Abstractions and Directives for Adapting Wavefront Algorithms to Future ArchitePA66318, July 2018, Congress Center Basel, Switzerland

## 6.2 CUDA

CUDA by nature provides a lower level programming model compared to directives-based methods. Though the CUDA runtime API provides a slightly higher abstraction level than the CUDA driver API, both cases require ifdefs to make a code portable between CUDA for GPUs and standard C/C++ for conventional architectures. CUDA has the advantage that vector lanes are addressed explicitly as threads, resulting in reliable vectorization. However, certain coding constructs can lead to losses in performance in unexpected ways. For example, in the course of developing the Denovo sweeper and Minisweep, it was observed that when loop bounds were passed into a CUDA kernel within a struct, performance was noticeably degraded compared to when passed in as scalars. Furthermore, in some cases a for loop that was provably one-trip at compile time ran slower than when the loop was altogether removed, necessitating use of an ifdef to make a single CUDA / OpenMP-SIMD code. CUDA additionally has limitations with repect to deep copy of structs and classes-since pointers in a host struct are invalid on the device-though this is improving with the support of GPU Unified Memory. In short, limitations of this nature can make it challenging to raise the abstraction level in CUDA codes and maintain performance portability with other platforms.

#### 6.3 OpenMP

Intel Phi performance typically depends on the effective vectorization of loops, using the native simd directive or alternatively the OpenMP simd directive.

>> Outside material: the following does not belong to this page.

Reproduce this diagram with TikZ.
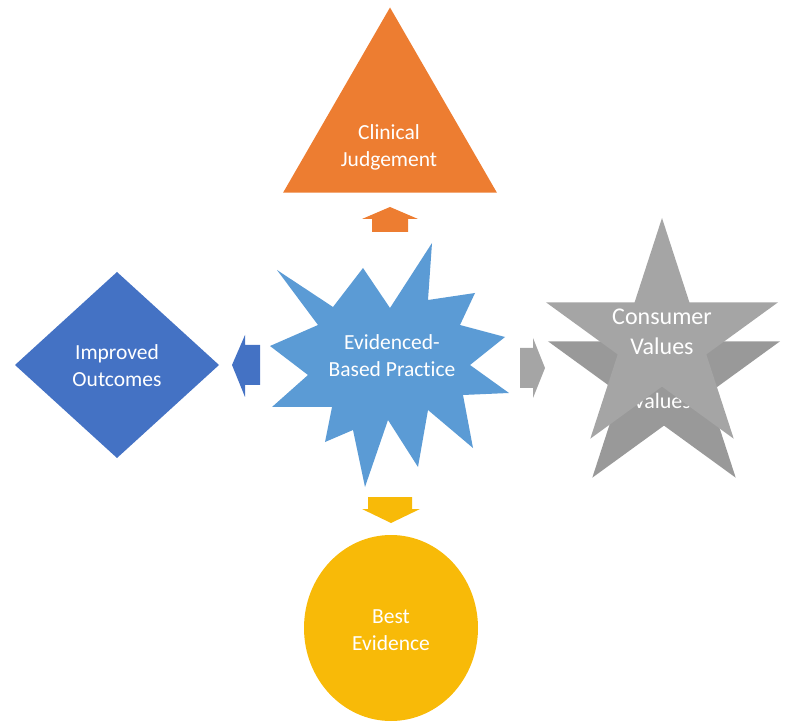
\documentclass[tikz,border=0pt]{standalone}
\usepackage{fontspec}
\setmainfont{Carlito}[Ligatures = NoCommon]
\usetikzlibrary{shapes.geometric}
\definecolor{cjorange}{HTML}{ED7D31}
\definecolor{iodblue}{HTML}{4472C4}
\definecolor{ebpblue}{HTML}{5B9BD5}
\definecolor{cvgray}{HTML}{A5A5A5}
\definecolor{cvshade}{HTML}{999999}
\definecolor{beyellow}{HTML}{F8BA08}
\tikzset{
	lbl/.style = {text = white, align = center, inner sep = 0pt},
	biglbl/.style = {lbl, font = {\fontsize{24pt}{30pt}\selectfont}},
	blob/.style = {inner sep = 0pt, outer sep = 0pt},
}

\begin{document}
\begin{tikzpicture}[x = 1pt, y = -1pt, font = {\fontsize{21.5pt}{27pt}\selectfont}]
\useasboundingbox (0,0) rectangle (785,727);

% outer shapes
\node[blob, regular polygon, regular polygon sides = 3, minimum size = 247pt, fill = cjorange] (CJ) at (390, 131) {};
\node[lbl] (CJ-txt) at (389, 147) {Clinical \\ Judgement};

\node[blob, diamond, minimum width = 204pt, minimum height = 186pt, fill = iodblue] (IO) at (117, 365) {};
\node[lbl] (IO-txt) at (117, 366) {Improved \\ Outcomes};

\node[blob, ellipse, minimum width = 174pt, minimum height = 186pt, fill = beyellow] (BE) at (391, 628) {};
\node[lbl] (BE-txt) at (391, 630) {Best \\ Evidence};

% the star is doubled, the lower one sits behind
\node[blob, star, star points = 5, star point ratio = 2.618, minimum size = 244pt, fill = cvshade] (CV2) at (664, 379) {};
\node[lbl, font = {\fontsize{22pt}{30pt}\selectfont}] (CV2-txt) at (662, 386) {Consumer \\ Values};
\node[blob, star, star points = 5, star point ratio = 2.618, minimum size = 244pt, fill = cvgray] (CV) at (662, 340) {};
\node[biglbl] (CV-txt) at (662, 332) {Consumer \\ Values};

% centre burst
\fill[ebpblue] (432,243) -- (428,300) -- (475,293) -- (460,325) -- (505,337) -- (470,365)
	-- (509,393) -- (463,395) -- (473,448) -- (428,410) -- (418,467) -- (388,420)
	-- (365,487) -- (353,430) -- (325,442) -- (332,407) -- (272,407) -- (308,375)
	-- (270,346) -- (318,325) -- (277,270) -- (333,307) -- (363,268) -- (390,308) -- cycle;
\node[lbl] (EBP) at (392, 356) {Evidenced- \\ Based Practice};

% block arrows
\fill[cjorange] (390,207) -- (418,219) -- (408,219) -- (408,232) -- (372,232) -- (372,219) -- (362,219) -- cycle;
\fill[iodblue] (232,365) -- (245,335) -- (245,345) -- (260,345) -- (260,385) -- (245,385) -- (245,397) -- cycle;
\fill[cvgray] (545,368) -- (533,338) -- (533,348) -- (520,348) -- (520,388) -- (533,388) -- (533,398) -- cycle;
\fill[beyellow] (391,523) -- (420,509) -- (412,509) -- (412,497) -- (368,497) -- (368,509) -- (362,509) -- cycle;
\end{tikzpicture}
\end{document}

In the process of porting Minisweep to the Intel Phi using the Intel compiler, challenges to loop vectorization were encountered. In one case an array accessor function needed to be flattened by removing its use of a struct in order to enable the loop to vectorize. In another case the compiler failed to remove a provably loop invariant quantity from a loop, inhibiting vectorization. Also, the compiler would not vectorize the outermost loop of a deep loop nest, though CUDA had no problem threading this loop. The differing treatment of vector lanes as threads by CUDA and by SIMD loops in OpenMP required the undesirable use of special case code to handle the differences. Also, CUDA generally favors larger kernels to minimize kernel launch overhead and maximize data reuse, whereas with the Intel compiler it is difficult or impossible to vectorize large, complex loops in one piece. These differences made it challenging to support the different platforms without special case programming. Overall, the difficulty of predicting a priori when a complex loop would vectorize and the need at times to rewrite code at a lower abstraction level was detrimental to writing maintainable, performance portable code. We also explored converting current the OpenMP 3.1 code to 4.5. Adapting doacross for this type of wavefront problem would have been a potential direction to take. However doacross assumes a flat memory hierarchy (shared memory) but what we need for our type of case study is to map data objects to a memory hierarchy (e.g. place and child place) that would allow the wavefront computations to be more data-centric and be scheduled where the data is.

#### 6.4 OpenACC

Similarly to OpenMP, we faced a number of challenges when implementing our parallelization strategy discussed in Section 5.3 in OpenACC. Our parallelization efforts also identified compiler bugs that we reported to the PGI team. The first issue was handling array accesses in the original Minisweep implementation. Accessor functions are used to calculate the address of the flattened 5-dimensional array accesses that occur throughout the Sweeper\_sweep function, as described in Section 4. These functions returned the address of the array access in question, which was then dereferenced by the Sweeper\_sweep function in order to perform the manipulation on the array element. OpenACC requires that we use the routine directive to convert these function calls to routines. However, the compiler was unable to properly generate routine code for functions utilizing external variables like these array accesses do. We had to eliminate the use of these functions and inline the calculation of the array address into the array accesses within the given loops, resulting in a more traditional array access. Unfortunately this is detrimental to efforts to raise the abstraction level of the code.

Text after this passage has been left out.